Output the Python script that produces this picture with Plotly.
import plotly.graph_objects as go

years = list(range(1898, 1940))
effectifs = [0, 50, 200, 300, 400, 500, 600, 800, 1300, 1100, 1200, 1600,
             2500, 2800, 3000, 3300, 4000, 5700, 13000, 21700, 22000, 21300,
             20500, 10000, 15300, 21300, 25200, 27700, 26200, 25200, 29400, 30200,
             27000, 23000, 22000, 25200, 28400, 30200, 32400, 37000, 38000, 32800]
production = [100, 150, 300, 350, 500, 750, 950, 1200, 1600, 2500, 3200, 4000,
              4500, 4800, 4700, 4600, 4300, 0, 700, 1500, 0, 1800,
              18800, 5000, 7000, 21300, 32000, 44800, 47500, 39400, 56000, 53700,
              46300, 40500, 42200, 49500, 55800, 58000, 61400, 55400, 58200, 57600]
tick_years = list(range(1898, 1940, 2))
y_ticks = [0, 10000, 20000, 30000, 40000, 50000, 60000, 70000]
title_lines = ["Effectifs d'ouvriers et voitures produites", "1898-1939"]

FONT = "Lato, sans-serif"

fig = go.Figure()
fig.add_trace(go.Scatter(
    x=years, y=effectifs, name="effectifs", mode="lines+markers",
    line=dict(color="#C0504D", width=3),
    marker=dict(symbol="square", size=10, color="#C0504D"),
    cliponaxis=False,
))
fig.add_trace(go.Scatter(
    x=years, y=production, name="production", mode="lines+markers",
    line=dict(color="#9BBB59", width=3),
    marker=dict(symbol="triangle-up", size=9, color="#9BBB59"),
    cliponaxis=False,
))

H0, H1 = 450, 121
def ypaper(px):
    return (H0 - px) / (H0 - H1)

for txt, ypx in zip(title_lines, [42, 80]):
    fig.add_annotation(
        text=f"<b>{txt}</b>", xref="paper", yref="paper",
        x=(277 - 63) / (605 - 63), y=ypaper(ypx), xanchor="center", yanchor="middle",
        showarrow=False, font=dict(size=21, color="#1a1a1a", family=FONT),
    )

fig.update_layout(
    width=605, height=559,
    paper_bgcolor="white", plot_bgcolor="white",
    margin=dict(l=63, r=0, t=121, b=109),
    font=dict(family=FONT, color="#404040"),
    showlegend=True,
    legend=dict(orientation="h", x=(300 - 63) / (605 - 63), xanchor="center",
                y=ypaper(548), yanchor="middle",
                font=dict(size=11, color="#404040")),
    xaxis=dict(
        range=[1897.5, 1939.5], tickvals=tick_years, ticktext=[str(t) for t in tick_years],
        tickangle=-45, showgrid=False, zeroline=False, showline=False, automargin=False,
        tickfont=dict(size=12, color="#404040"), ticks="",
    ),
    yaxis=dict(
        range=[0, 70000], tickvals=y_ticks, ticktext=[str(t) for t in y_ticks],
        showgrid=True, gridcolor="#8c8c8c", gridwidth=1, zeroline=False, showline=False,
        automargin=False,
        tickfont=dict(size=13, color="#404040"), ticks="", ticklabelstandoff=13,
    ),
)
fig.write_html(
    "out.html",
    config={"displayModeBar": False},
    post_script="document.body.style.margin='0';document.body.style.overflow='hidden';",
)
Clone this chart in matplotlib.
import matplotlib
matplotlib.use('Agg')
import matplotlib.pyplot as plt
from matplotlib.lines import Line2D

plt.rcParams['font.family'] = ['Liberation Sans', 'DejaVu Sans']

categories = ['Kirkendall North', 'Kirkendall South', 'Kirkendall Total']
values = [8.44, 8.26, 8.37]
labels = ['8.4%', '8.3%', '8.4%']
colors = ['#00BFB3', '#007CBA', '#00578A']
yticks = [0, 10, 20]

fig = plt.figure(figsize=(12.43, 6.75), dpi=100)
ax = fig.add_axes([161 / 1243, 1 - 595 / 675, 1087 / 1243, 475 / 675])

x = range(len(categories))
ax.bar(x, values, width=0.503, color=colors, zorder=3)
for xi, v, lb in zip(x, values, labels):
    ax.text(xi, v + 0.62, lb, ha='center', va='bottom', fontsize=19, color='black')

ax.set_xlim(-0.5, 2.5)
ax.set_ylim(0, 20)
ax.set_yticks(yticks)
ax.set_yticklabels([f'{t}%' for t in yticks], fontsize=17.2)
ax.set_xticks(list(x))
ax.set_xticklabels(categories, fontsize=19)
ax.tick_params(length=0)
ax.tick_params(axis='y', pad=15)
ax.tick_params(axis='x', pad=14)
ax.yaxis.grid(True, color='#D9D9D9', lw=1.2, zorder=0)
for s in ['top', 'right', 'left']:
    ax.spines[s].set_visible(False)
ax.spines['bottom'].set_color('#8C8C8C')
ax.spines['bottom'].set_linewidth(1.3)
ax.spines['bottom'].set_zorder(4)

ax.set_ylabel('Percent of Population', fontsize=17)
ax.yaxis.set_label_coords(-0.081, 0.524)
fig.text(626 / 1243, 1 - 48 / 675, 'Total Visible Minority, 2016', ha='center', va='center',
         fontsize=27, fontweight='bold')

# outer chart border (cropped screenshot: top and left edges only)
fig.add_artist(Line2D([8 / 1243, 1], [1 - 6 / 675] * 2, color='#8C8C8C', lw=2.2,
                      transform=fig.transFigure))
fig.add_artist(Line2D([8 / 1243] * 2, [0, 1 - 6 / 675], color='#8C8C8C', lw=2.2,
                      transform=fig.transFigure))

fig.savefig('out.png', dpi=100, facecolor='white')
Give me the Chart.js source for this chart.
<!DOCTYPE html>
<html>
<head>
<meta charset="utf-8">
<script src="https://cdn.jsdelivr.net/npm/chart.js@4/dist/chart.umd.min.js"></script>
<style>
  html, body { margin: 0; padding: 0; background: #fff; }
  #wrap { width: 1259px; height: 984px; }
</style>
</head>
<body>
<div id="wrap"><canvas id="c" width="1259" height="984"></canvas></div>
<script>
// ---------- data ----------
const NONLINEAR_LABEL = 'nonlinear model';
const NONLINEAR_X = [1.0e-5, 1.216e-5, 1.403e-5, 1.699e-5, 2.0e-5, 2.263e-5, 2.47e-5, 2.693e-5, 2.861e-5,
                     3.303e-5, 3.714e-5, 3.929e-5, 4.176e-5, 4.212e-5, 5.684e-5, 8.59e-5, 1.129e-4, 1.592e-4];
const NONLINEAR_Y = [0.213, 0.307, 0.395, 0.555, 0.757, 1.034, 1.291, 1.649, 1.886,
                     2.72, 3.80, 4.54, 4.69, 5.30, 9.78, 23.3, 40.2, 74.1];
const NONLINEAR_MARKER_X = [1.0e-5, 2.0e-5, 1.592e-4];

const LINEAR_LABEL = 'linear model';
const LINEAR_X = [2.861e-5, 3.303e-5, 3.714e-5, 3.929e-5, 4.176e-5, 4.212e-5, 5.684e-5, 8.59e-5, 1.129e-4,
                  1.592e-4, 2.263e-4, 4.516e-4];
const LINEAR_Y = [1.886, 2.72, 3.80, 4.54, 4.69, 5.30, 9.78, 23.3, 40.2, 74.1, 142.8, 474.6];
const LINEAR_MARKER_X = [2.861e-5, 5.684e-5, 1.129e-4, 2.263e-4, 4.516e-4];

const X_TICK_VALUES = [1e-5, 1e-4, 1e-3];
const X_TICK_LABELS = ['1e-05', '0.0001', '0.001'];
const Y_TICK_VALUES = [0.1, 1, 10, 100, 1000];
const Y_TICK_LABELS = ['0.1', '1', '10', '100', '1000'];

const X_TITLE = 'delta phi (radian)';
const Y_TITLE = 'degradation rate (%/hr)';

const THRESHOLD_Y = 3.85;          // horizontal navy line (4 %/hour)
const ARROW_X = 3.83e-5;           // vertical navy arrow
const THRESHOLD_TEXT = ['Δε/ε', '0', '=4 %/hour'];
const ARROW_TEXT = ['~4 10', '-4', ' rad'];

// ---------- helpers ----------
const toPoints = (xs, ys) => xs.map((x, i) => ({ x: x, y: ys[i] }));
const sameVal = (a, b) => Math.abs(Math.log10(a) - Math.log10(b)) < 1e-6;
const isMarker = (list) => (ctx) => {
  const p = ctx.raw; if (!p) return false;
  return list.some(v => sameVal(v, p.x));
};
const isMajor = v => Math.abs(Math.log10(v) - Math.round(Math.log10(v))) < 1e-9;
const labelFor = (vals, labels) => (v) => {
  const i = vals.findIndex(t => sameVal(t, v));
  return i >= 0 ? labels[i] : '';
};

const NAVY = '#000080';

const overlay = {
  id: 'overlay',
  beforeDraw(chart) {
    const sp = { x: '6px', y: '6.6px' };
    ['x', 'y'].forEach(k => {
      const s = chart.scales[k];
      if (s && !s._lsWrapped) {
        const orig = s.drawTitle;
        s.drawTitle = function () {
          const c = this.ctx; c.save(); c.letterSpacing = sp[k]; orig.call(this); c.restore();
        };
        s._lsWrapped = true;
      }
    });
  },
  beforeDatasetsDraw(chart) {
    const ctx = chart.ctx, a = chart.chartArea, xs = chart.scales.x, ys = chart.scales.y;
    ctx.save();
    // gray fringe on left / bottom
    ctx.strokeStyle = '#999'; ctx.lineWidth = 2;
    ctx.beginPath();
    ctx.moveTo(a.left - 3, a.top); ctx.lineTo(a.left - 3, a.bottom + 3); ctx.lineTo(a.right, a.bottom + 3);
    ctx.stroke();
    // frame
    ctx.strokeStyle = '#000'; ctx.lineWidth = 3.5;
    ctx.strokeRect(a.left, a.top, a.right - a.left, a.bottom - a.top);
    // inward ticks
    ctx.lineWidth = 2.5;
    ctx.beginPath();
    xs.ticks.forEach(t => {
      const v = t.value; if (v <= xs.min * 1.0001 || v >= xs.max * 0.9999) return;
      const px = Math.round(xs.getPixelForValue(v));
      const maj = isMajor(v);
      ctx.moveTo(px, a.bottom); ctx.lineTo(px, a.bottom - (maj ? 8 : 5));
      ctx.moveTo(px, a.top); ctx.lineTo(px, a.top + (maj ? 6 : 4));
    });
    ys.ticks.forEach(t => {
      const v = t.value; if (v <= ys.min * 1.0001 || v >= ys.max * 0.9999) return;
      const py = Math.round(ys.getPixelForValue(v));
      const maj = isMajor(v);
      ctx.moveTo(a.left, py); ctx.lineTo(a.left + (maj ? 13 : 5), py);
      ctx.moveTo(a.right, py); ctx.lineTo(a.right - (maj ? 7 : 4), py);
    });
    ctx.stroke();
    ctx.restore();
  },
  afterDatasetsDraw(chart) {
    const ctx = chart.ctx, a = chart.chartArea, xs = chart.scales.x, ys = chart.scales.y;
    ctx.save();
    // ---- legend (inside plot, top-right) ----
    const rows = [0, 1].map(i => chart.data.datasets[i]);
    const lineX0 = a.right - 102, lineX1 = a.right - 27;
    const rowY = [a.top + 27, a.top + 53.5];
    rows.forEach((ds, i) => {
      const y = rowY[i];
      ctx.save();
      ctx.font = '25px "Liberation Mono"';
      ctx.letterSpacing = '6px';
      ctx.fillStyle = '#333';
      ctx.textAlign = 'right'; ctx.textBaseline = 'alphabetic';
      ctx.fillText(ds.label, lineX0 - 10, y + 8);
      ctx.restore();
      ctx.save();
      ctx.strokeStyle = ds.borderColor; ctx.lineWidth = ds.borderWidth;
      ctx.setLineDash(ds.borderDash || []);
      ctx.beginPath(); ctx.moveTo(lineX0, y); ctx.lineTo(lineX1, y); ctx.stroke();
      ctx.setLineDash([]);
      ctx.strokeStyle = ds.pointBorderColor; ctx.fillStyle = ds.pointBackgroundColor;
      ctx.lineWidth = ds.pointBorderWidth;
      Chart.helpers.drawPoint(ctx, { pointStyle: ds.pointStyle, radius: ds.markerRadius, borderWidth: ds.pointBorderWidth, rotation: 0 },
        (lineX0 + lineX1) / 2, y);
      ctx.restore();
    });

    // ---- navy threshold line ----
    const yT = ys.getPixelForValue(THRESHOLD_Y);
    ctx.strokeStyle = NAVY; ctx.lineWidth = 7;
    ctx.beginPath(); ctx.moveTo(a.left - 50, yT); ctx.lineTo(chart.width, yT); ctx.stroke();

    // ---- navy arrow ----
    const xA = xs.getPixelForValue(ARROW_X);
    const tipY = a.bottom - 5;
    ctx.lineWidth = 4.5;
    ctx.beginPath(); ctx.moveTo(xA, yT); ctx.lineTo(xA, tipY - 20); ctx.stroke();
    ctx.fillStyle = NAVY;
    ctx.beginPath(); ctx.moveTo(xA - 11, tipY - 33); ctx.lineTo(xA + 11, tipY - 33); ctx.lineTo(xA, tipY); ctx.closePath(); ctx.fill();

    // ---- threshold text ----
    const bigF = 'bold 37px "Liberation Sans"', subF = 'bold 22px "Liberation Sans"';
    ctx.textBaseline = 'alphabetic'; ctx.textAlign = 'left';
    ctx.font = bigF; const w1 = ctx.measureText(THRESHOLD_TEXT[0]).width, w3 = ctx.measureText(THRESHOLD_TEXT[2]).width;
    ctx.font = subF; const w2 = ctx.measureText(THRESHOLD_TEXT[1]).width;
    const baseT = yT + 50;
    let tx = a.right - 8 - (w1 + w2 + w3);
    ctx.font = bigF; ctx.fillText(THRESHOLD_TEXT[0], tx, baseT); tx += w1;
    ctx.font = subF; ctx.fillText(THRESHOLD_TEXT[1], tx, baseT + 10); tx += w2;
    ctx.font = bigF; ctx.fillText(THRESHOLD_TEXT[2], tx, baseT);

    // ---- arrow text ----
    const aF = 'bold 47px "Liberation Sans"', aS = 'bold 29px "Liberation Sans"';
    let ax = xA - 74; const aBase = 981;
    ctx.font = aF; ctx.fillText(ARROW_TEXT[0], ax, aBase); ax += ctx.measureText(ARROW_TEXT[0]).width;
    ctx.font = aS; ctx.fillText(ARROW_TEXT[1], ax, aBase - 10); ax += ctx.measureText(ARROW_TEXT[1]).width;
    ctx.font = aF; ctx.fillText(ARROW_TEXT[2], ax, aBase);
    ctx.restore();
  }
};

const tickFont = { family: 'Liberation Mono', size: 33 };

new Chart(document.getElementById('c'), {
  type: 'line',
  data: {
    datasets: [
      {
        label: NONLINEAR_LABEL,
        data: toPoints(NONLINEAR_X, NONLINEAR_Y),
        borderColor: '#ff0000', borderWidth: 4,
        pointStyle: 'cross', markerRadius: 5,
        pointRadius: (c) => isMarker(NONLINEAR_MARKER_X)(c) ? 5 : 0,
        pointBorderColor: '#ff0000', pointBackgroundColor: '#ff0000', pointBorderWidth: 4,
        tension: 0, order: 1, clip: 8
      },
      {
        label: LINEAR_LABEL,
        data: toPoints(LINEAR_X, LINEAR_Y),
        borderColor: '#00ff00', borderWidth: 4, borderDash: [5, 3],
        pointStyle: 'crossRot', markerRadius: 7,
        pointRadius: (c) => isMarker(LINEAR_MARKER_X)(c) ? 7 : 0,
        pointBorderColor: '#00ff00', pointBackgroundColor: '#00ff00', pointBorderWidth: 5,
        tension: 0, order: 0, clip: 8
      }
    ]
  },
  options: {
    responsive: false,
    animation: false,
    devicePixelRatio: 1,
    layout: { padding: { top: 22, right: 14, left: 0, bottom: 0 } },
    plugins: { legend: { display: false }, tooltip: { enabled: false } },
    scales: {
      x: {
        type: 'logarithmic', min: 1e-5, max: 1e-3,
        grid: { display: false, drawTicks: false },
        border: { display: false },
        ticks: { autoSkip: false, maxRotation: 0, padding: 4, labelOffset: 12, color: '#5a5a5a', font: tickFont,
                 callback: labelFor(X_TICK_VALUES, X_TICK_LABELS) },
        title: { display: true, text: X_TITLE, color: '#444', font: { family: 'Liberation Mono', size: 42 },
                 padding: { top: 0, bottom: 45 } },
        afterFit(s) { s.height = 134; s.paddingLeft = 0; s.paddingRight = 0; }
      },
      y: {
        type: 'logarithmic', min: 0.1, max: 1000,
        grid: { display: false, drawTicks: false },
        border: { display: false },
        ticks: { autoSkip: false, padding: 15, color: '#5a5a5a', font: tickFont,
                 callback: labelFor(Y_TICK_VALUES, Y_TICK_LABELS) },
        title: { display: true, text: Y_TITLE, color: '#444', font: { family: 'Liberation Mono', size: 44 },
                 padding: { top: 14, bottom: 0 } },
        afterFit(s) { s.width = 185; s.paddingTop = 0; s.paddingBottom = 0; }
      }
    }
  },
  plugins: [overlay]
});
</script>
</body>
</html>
———
Give back exactly the lines running from the line that contains "Give me the Chart.js source for this chart." through the line that contains "const ARROW_TEXT = ['~4 10', '-4', ' rad'];", and nothing outside them.

Give me the Chart.js source for this chart.
<!DOCTYPE html>
<html>
<head>
<meta charset="utf-8">
<script src="https://cdn.jsdelivr.net/npm/chart.js@4/dist/chart.umd.min.js"></script>
<style>
  html, body { margin: 0; padding: 0; background: #fff; }
  #wrap { width: 1259px; height: 984px; }
</style>
</head>
<body>
<div id="wrap"><canvas id="c" width="1259" height="984"></canvas></div>
<script>
// ---------- data ----------
const NONLINEAR_LABEL = 'nonlinear model';
const NONLINEAR_X = [1.0e-5, 1.216e-5, 1.403e-5, 1.699e-5, 2.0e-5, 2.263e-5, 2.47e-5, 2.693e-5, 2.861e-5,
                     3.303e-5, 3.714e-5, 3.929e-5, 4.176e-5, 4.212e-5, 5.684e-5, 8.59e-5, 1.129e-4, 1.592e-4];
const NONLINEAR_Y = [0.213, 0.307, 0.395, 0.555, 0.757, 1.034, 1.291, 1.649, 1.886,
                     2.72, 3.80, 4.54, 4.69, 5.30, 9.78, 23.3, 40.2, 74.1];
const NONLINEAR_MARKER_X = [1.0e-5, 2.0e-5, 1.592e-4];

const LINEAR_LABEL = 'linear model';
const LINEAR_X = [2.861e-5, 3.303e-5, 3.714e-5, 3.929e-5, 4.176e-5, 4.212e-5, 5.684e-5, 8.59e-5, 1.129e-4,
                  1.592e-4, 2.263e-4, 4.516e-4];
const LINEAR_Y = [1.886, 2.72, 3.80, 4.54, 4.69, 5.30, 9.78, 23.3, 40.2, 74.1, 142.8, 474.6];
const LINEAR_MARKER_X = [2.861e-5, 5.684e-5, 1.129e-4, 2.263e-4, 4.516e-4];

const X_TICK_VALUES = [1e-5, 1e-4, 1e-3];
const X_TICK_LABELS = ['1e-05', '0.0001', '0.001'];
const Y_TICK_VALUES = [0.1, 1, 10, 100, 1000];
const Y_TICK_LABELS = ['0.1', '1', '10', '100', '1000'];

const X_TITLE = 'delta phi (radian)';
const Y_TITLE = 'degradation rate (%/hr)';

const THRESHOLD_Y = 3.85;          // horizontal navy line (4 %/hour)
const ARROW_X = 3.83e-5;           // vertical navy arrow
const THRESHOLD_TEXT = ['Δε/ε', '0', '=4 %/hour'];
const ARROW_TEXT = ['~4 10', '-4', ' rad'];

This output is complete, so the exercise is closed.